┌──
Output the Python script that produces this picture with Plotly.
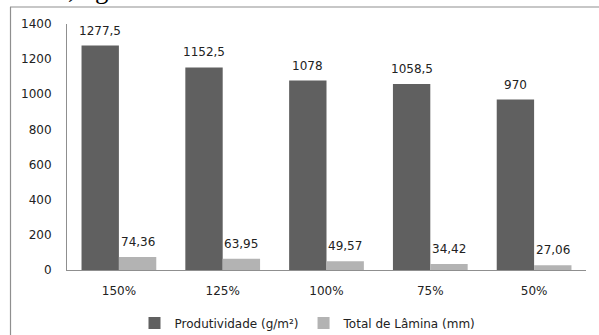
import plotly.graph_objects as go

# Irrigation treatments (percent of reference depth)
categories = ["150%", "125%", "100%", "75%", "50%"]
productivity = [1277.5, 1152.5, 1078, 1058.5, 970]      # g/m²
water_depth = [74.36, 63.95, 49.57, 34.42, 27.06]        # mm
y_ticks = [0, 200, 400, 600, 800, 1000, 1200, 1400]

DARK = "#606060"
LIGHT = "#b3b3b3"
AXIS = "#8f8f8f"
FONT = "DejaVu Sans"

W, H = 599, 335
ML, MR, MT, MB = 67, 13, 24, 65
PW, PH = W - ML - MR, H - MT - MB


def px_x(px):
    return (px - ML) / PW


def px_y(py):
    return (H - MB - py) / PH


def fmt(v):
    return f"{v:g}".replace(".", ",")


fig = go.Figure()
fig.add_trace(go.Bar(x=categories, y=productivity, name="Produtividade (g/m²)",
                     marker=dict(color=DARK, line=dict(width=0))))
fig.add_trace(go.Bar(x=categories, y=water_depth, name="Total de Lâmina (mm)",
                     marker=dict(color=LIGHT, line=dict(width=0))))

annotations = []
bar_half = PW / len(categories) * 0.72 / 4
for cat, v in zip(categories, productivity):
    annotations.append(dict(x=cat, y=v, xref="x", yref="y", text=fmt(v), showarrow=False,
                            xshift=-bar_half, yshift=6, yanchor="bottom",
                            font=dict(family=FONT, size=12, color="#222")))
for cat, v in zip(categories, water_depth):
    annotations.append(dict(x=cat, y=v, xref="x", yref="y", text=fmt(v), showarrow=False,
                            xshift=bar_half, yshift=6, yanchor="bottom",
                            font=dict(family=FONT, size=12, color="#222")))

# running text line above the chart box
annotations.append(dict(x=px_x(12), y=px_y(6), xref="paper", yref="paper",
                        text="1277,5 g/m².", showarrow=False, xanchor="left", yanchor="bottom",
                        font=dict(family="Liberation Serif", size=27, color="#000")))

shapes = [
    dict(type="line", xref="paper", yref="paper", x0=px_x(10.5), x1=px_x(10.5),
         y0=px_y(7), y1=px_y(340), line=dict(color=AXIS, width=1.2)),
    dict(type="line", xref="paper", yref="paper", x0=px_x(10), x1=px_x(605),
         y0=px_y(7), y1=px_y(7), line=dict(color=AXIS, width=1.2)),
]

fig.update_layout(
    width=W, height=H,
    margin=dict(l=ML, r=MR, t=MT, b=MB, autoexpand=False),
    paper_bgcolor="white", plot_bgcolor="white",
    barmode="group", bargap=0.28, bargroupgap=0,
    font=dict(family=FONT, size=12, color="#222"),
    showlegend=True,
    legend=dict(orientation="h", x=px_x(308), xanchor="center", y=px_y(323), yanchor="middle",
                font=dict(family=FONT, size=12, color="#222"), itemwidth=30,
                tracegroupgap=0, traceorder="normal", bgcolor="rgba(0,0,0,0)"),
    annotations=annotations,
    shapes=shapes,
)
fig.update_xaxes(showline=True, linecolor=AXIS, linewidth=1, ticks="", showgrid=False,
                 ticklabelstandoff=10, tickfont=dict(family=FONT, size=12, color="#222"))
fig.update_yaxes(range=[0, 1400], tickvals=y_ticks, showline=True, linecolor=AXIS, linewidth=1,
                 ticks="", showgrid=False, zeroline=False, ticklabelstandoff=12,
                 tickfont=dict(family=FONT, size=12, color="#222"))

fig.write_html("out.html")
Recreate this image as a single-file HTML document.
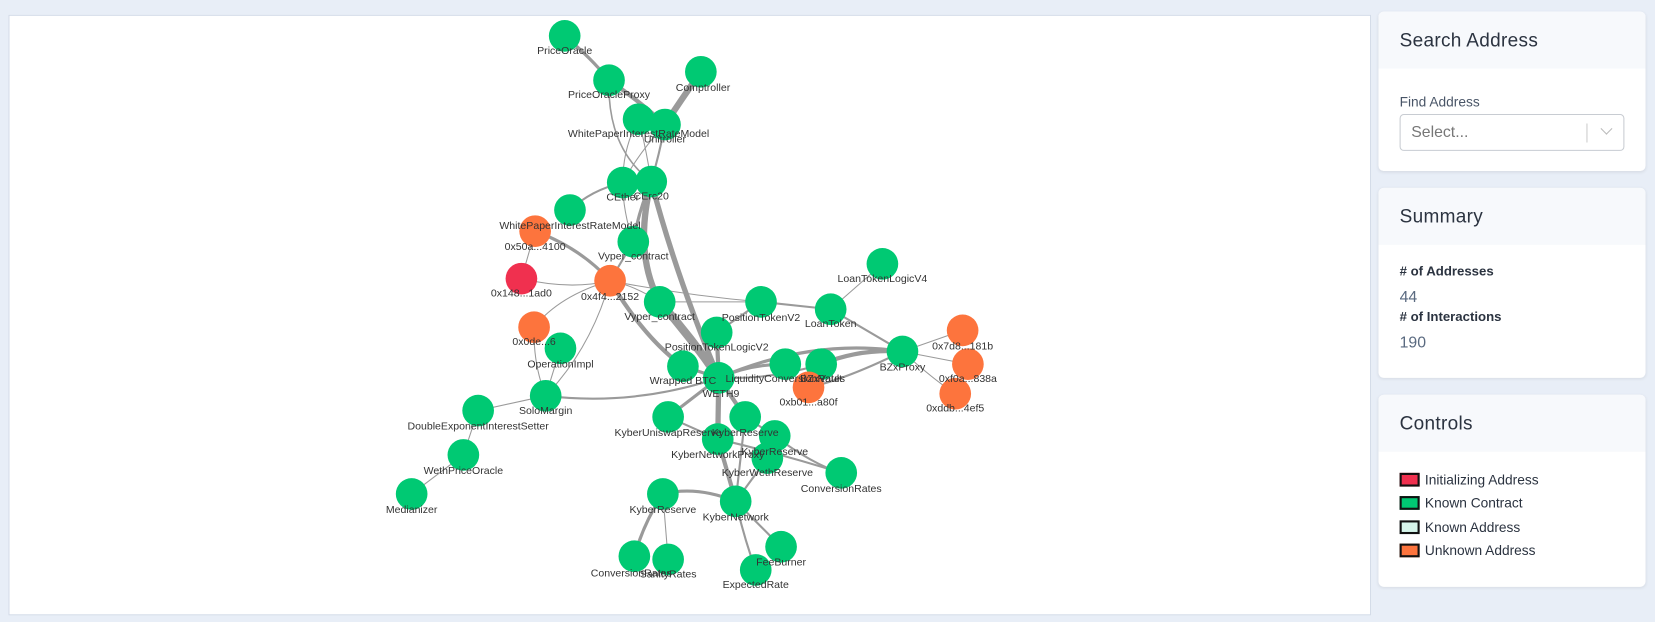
└──
▸ Task to complete:
Pull out and copy each line containing the string "this".

▸ Task solution:
Output the Python script that produces this picture with Plotly.
Recreate this image as a single-file HTML document.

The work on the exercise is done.